#### Source excerpt
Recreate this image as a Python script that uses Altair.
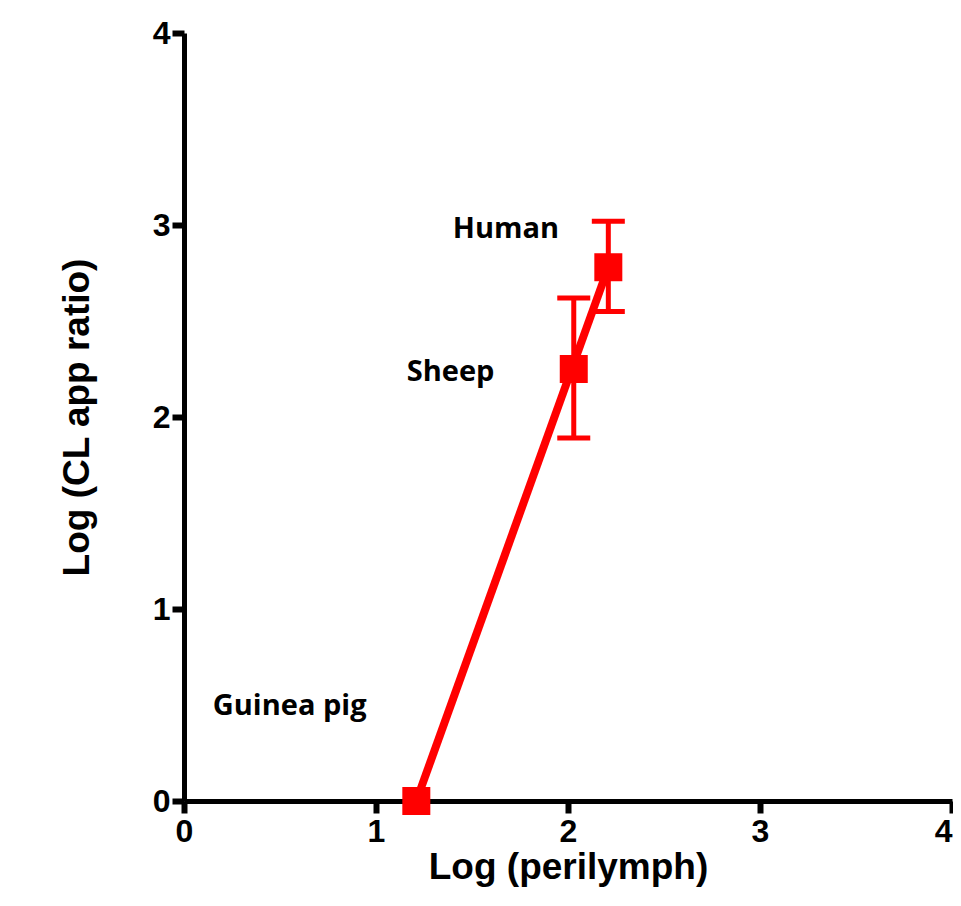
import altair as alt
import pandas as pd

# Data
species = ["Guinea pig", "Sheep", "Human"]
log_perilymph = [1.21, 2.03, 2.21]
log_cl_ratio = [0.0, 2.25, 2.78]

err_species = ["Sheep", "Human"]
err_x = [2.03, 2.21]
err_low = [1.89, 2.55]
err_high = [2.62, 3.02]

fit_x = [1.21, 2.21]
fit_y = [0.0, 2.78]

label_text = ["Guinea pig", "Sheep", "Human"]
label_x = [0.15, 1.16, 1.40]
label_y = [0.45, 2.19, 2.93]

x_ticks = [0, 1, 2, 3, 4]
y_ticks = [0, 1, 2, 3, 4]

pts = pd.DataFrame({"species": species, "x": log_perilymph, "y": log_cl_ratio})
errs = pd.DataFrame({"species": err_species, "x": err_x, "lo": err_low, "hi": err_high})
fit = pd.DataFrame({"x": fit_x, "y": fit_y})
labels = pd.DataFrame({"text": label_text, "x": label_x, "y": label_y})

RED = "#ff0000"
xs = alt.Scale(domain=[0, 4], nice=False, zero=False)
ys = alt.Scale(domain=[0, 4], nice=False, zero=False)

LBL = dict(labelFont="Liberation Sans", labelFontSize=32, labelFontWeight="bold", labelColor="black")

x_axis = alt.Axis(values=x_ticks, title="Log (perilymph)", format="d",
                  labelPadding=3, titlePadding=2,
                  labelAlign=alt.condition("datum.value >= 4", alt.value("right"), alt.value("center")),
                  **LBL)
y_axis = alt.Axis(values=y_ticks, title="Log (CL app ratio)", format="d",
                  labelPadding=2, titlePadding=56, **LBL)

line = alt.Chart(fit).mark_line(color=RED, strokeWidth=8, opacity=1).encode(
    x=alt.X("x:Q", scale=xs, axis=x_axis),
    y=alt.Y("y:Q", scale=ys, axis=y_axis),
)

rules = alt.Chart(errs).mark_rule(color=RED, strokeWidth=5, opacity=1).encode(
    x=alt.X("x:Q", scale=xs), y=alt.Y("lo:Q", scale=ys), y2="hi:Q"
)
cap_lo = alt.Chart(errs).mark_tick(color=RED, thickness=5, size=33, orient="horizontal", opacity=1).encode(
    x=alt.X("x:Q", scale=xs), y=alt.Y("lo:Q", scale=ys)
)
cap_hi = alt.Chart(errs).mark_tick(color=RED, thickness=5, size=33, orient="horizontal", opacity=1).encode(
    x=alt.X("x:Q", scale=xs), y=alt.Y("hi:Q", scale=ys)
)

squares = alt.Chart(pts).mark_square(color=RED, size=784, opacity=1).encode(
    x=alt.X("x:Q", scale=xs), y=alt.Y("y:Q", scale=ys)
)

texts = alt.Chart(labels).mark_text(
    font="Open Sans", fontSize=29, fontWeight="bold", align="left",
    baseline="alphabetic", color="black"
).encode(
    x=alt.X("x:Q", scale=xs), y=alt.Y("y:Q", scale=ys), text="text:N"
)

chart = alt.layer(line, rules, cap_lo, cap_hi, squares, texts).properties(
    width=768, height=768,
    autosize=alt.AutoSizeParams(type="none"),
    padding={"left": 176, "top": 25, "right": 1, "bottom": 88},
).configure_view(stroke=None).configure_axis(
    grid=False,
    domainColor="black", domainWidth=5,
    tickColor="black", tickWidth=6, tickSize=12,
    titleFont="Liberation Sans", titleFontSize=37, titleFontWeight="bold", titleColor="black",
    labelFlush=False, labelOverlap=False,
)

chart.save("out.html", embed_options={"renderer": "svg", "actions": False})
########
Quote, exactly and only, the lines from the first line of the data above through the line containing "y_ticks = [0, 1, 2, 3, 4]". The pictures do not belong in it.

▶ [Finished exercise]
Recreate this image as a Python script that uses Altair.
import altair as alt
import pandas as pd

# Data
species = ["Guinea pig", "Sheep", "Human"]
log_perilymph = [1.21, 2.03, 2.21]
log_cl_ratio = [0.0, 2.25, 2.78]

err_species = ["Sheep", "Human"]
err_x = [2.03, 2.21]
err_low = [1.89, 2.55]
err_high = [2.62, 3.02]

fit_x = [1.21, 2.21]
fit_y = [0.0, 2.78]

label_text = ["Guinea pig", "Sheep", "Human"]
label_x = [0.15, 1.16, 1.40]
label_y = [0.45, 2.19, 2.93]

x_ticks = [0, 1, 2, 3, 4]
y_ticks = [0, 1, 2, 3, 4]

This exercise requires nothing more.